Given information
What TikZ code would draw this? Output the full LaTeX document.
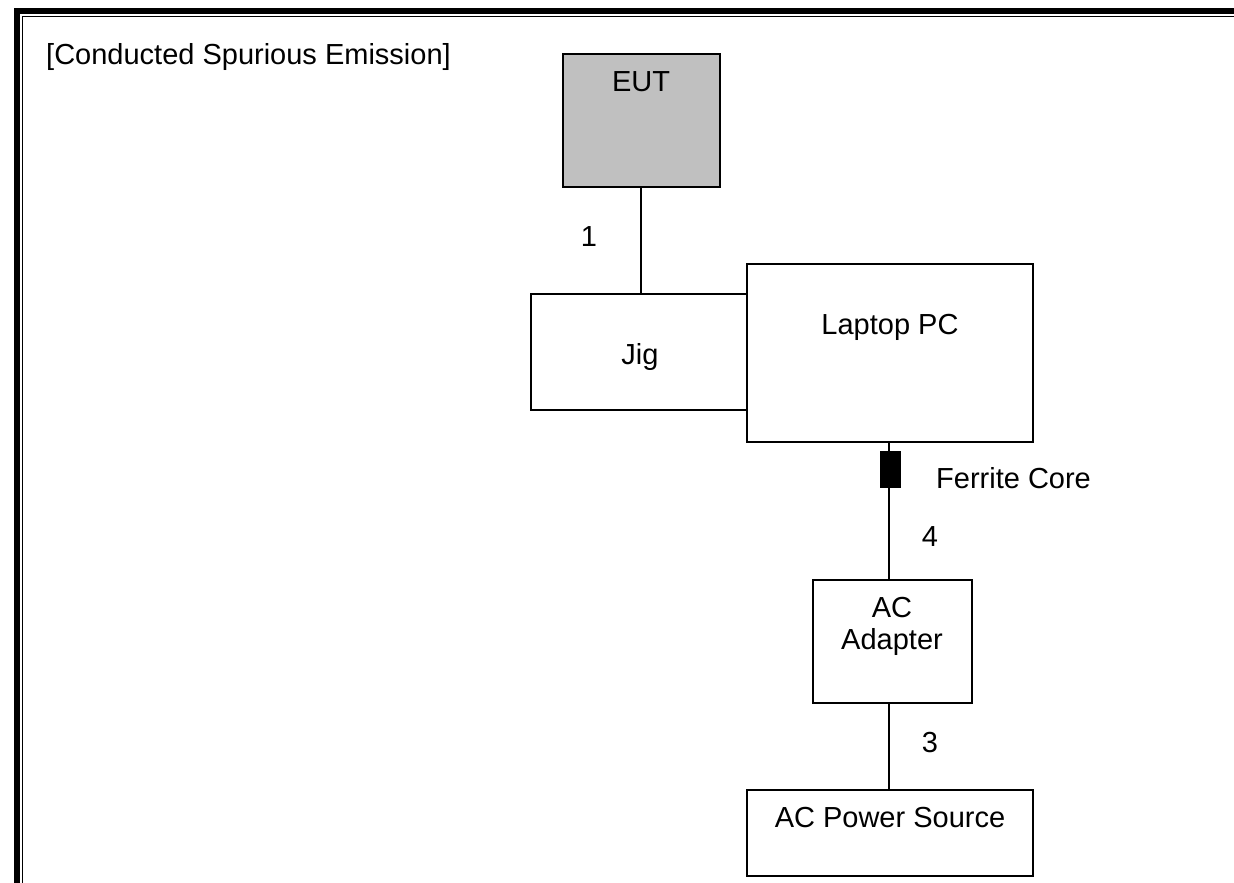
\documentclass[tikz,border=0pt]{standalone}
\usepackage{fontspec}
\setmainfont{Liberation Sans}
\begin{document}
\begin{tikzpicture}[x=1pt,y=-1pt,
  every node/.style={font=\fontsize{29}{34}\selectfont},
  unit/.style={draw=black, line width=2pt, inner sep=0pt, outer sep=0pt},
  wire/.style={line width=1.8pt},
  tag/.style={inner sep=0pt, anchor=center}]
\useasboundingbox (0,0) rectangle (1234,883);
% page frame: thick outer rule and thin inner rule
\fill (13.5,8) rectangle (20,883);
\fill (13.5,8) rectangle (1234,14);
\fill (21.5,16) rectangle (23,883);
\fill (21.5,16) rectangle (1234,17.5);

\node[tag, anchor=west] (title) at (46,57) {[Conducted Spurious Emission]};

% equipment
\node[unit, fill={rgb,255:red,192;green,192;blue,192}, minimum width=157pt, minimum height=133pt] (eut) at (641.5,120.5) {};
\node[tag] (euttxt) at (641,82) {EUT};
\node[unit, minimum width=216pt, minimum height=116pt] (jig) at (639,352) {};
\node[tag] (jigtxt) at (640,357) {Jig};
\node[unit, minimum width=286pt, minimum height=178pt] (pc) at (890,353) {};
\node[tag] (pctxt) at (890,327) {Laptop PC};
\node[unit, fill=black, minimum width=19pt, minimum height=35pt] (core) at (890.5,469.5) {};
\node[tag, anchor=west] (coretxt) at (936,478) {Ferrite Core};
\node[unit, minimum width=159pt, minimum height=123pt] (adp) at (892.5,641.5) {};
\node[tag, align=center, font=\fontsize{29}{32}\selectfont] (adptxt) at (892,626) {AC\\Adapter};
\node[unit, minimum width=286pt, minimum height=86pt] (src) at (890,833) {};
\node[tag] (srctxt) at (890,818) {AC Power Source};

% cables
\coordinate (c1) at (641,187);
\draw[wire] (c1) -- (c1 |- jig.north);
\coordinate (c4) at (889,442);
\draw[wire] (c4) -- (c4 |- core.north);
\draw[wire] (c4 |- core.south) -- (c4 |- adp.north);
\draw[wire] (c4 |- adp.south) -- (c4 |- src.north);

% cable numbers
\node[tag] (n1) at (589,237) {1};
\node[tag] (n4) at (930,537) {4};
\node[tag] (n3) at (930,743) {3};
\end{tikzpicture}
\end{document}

What you are asked to do
Reproduce all of the data exactly, omitting each picture it holds.

Result of this task
What TikZ code would draw this? Output the full LaTeX document.
\documentclass[tikz,border=0pt]{standalone}
\usepackage{fontspec}
\setmainfont{Liberation Sans}
\begin{document}
\begin{tikzpicture}[x=1pt,y=-1pt,
  every node/.style={font=\fontsize{29}{34}\selectfont},
  unit/.style={draw=black, line width=2pt, inner sep=0pt, outer sep=0pt},
  wire/.style={line width=1.8pt},
  tag/.style={inner sep=0pt, anchor=center}]
\useasboundingbox (0,0) rectangle (1234,883);
% page frame: thick outer rule and thin inner rule
\fill (13.5,8) rectangle (20,883);
\fill (13.5,8) rectangle (1234,14);
\fill (21.5,16) rectangle (23,883);
\fill (21.5,16) rectangle (1234,17.5);

\node[tag, anchor=west] (title) at (46,57) {[Conducted Spurious Emission]};

% equipment
\node[unit, fill={rgb,255:red,192;green,192;blue,192}, minimum width=157pt, minimum height=133pt] (eut) at (641.5,120.5) {};
\node[tag] (euttxt) at (641,82) {EUT};
\node[unit, minimum width=216pt, minimum height=116pt] (jig) at (639,352) {};
\node[tag] (jigtxt) at (640,357) {Jig};
\node[unit, minimum width=286pt, minimum height=178pt] (pc) at (890,353) {};
\node[tag] (pctxt) at (890,327) {Laptop PC};
\node[unit, fill=black, minimum width=19pt, minimum height=35pt] (core) at (890.5,469.5) {};
\node[tag, anchor=west] (coretxt) at (936,478) {Ferrite Core};
\node[unit, minimum width=159pt, minimum height=123pt] (adp) at (892.5,641.5) {};
\node[tag, align=center, font=\fontsize{29}{32}\selectfont] (adptxt) at (892,626) {AC\\Adapter};
\node[unit, minimum width=286pt, minimum height=86pt] (src) at (890,833) {};
\node[tag] (srctxt) at (890,818) {AC Power Source};

% cables
\coordinate (c1) at (641,187);
\draw[wire] (c1) -- (c1 |- jig.north);
\coordinate (c4) at (889,442);
\draw[wire] (c4) -- (c4 |- core.north);
\draw[wire] (c4 |- core.south) -- (c4 |- adp.north);
\draw[wire] (c4 |- adp.south) -- (c4 |- src.north);

% cable numbers
\node[tag] (n1) at (589,237) {1};
\node[tag] (n4) at (930,537) {4};
\node[tag] (n3) at (930,743) {3};
\end{tikzpicture}
\end{document}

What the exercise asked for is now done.